> Data for this task
★ ★ ★ ★ ★
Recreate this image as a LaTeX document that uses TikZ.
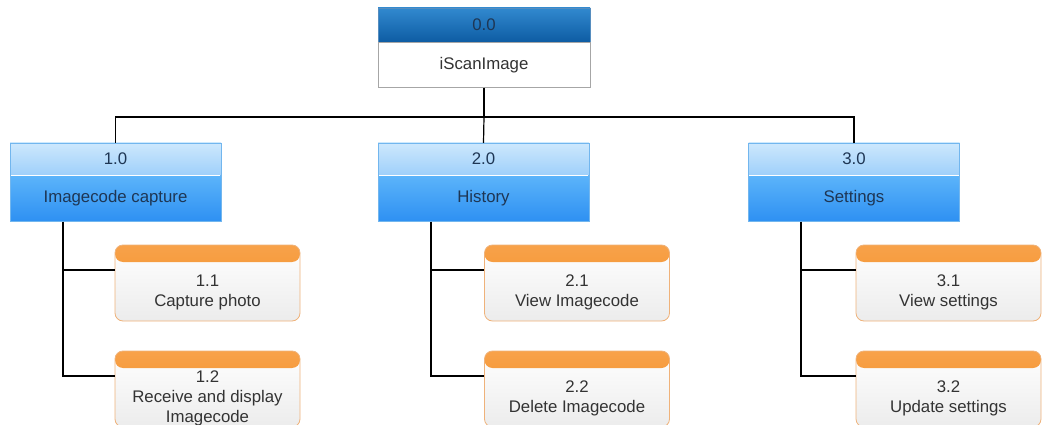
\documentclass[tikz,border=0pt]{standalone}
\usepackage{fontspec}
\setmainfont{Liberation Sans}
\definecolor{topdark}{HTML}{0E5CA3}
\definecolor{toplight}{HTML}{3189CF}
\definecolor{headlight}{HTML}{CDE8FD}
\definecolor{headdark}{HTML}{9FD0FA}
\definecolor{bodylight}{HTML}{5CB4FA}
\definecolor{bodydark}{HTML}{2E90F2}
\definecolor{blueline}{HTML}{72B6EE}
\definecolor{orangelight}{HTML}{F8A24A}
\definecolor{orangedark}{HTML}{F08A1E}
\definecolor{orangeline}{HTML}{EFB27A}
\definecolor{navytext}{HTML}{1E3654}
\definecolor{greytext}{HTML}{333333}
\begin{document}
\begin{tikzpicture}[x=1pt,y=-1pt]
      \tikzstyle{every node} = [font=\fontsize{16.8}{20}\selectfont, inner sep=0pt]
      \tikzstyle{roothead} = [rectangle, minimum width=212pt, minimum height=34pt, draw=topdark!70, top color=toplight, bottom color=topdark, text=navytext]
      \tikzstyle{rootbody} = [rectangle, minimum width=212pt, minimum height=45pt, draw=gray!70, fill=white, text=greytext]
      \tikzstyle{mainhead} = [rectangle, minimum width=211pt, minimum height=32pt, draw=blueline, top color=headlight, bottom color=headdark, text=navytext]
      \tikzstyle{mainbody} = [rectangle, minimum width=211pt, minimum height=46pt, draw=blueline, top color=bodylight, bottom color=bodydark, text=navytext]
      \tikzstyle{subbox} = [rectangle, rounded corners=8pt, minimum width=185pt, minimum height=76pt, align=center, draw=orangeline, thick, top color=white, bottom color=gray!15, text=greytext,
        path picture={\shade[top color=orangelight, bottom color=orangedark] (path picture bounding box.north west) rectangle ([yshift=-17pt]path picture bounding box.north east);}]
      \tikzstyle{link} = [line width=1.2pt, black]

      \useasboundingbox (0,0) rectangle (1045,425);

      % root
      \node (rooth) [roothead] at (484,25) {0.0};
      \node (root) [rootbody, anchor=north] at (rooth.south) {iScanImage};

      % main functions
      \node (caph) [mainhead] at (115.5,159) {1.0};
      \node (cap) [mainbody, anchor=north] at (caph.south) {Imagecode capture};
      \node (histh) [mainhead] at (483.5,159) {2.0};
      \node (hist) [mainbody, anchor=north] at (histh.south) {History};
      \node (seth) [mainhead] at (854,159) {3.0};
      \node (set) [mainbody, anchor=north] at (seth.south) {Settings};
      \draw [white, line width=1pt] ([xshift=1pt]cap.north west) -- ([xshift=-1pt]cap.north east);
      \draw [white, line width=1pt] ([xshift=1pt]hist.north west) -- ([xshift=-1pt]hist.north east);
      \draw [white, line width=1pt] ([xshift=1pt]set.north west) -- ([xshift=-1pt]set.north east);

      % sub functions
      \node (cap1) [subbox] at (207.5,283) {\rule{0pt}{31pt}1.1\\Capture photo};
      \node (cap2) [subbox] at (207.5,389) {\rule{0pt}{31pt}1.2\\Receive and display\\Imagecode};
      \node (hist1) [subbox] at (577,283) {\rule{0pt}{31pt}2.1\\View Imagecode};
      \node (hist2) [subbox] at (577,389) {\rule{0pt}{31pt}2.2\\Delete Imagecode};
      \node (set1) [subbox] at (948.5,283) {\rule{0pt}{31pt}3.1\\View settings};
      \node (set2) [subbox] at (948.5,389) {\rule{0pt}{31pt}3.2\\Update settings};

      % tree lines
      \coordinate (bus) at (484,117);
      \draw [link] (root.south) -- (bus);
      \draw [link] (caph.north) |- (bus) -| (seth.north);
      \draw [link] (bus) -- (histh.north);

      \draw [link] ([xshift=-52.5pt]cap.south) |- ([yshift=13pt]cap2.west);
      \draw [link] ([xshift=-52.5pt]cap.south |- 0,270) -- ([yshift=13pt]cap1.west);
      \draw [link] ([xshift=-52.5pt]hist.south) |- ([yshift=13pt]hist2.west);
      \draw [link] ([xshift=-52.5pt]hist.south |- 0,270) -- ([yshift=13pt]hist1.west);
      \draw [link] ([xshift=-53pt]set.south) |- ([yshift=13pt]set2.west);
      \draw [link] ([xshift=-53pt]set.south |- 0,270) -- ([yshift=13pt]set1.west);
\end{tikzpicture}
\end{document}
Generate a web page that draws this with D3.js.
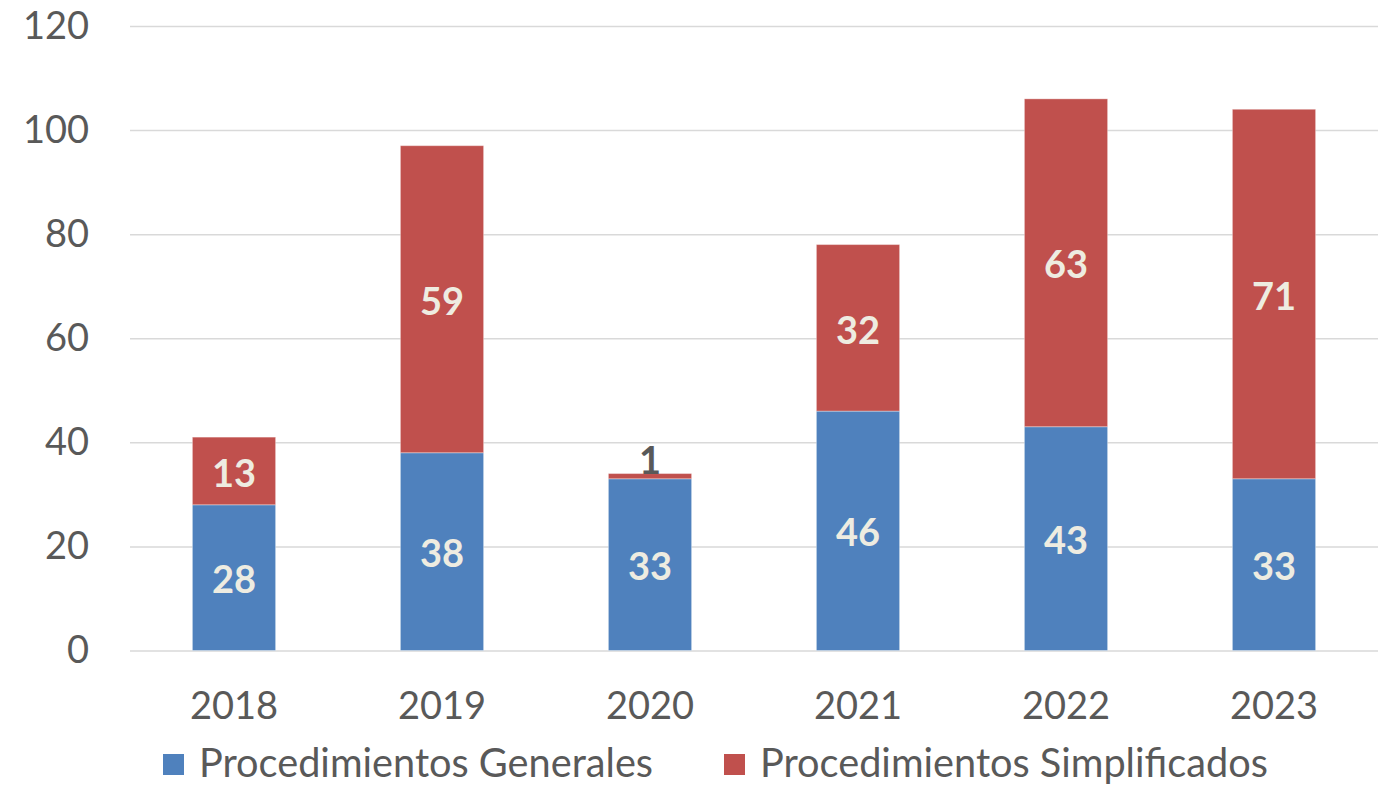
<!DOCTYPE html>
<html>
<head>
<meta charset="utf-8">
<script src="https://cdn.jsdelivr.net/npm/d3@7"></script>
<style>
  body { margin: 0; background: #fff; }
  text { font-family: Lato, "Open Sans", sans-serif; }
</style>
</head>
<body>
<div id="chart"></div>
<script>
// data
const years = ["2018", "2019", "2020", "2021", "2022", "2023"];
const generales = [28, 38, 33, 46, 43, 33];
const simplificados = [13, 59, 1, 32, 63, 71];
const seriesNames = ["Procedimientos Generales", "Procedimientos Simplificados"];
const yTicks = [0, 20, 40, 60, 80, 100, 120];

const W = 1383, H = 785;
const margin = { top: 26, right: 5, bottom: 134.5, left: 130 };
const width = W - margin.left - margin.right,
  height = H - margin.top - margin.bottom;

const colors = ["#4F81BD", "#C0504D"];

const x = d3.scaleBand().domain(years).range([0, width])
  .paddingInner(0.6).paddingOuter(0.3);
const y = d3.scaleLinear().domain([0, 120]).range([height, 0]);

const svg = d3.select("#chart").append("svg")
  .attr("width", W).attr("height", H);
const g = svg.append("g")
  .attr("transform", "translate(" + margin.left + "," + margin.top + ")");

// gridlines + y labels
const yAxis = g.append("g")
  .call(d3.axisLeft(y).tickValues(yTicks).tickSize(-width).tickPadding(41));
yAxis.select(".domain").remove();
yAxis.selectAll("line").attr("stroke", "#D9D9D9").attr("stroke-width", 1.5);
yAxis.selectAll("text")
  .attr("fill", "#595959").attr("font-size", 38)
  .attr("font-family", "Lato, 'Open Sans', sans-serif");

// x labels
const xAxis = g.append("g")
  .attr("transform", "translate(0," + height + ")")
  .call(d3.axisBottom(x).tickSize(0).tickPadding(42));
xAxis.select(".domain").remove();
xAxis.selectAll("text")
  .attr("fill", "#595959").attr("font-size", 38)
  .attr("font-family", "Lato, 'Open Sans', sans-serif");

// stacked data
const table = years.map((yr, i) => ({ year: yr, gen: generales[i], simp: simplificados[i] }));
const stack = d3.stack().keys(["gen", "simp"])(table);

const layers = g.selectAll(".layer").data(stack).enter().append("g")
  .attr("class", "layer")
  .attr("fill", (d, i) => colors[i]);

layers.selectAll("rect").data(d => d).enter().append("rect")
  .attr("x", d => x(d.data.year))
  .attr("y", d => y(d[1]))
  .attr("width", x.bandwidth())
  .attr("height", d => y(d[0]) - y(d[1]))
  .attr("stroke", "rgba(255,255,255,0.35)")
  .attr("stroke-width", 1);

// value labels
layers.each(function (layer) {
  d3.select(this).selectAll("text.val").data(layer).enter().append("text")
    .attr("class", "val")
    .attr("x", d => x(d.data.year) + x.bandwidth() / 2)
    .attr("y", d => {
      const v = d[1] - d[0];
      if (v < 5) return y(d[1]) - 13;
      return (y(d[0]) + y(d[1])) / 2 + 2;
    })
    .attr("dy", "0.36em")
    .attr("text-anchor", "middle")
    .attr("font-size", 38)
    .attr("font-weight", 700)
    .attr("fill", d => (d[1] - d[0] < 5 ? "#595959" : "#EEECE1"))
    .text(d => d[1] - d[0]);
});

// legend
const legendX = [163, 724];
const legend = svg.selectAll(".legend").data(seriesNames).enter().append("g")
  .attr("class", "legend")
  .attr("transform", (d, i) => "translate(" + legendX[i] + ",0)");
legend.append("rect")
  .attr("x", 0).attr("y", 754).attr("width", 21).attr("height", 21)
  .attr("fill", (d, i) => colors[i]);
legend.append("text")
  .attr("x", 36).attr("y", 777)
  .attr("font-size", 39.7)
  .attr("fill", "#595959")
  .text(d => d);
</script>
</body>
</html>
★ ★ ★ ★ ★
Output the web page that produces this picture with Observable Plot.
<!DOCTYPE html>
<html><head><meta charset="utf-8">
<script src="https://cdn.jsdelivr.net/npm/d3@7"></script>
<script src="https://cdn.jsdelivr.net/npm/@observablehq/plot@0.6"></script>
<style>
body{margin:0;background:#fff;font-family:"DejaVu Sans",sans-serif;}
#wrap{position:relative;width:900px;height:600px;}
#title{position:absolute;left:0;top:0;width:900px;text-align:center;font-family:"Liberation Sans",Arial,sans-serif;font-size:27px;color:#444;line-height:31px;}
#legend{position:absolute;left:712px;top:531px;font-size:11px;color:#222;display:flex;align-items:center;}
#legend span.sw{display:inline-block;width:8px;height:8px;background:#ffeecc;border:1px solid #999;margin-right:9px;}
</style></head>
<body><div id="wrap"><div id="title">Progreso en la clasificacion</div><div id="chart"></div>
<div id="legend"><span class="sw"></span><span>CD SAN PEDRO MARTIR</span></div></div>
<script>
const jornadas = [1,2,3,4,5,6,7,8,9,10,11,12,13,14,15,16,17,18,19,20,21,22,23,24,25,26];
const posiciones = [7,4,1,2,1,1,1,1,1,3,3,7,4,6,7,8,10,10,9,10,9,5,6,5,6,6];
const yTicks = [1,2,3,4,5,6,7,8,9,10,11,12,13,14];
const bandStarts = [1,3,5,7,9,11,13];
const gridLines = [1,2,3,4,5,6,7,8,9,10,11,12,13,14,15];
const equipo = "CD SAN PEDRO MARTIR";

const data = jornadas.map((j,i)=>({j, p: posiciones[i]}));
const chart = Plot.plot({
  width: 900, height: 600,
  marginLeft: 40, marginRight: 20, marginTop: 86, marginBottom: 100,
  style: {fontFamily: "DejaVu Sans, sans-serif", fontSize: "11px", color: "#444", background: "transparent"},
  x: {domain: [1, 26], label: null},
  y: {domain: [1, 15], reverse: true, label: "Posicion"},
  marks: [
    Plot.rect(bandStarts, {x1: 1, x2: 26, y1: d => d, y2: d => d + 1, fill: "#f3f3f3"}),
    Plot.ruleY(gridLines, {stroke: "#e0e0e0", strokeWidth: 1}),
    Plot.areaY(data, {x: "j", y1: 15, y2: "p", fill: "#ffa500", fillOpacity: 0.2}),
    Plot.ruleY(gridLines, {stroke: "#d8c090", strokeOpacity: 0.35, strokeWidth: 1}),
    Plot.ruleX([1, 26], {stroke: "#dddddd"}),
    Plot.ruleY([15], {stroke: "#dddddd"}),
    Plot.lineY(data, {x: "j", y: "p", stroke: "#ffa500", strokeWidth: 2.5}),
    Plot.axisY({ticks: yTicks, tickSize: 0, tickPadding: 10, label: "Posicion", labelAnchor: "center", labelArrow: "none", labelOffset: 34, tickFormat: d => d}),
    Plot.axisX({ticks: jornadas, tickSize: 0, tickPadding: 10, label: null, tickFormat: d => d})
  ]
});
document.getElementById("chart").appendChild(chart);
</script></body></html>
★ ★ ★ ★ ★
> Exercise description
Collect the lines of the records that include the string "page".

> Full answer
Generate a web page that draws this with D3.js.
Output the web page that produces this picture with Observable Plot.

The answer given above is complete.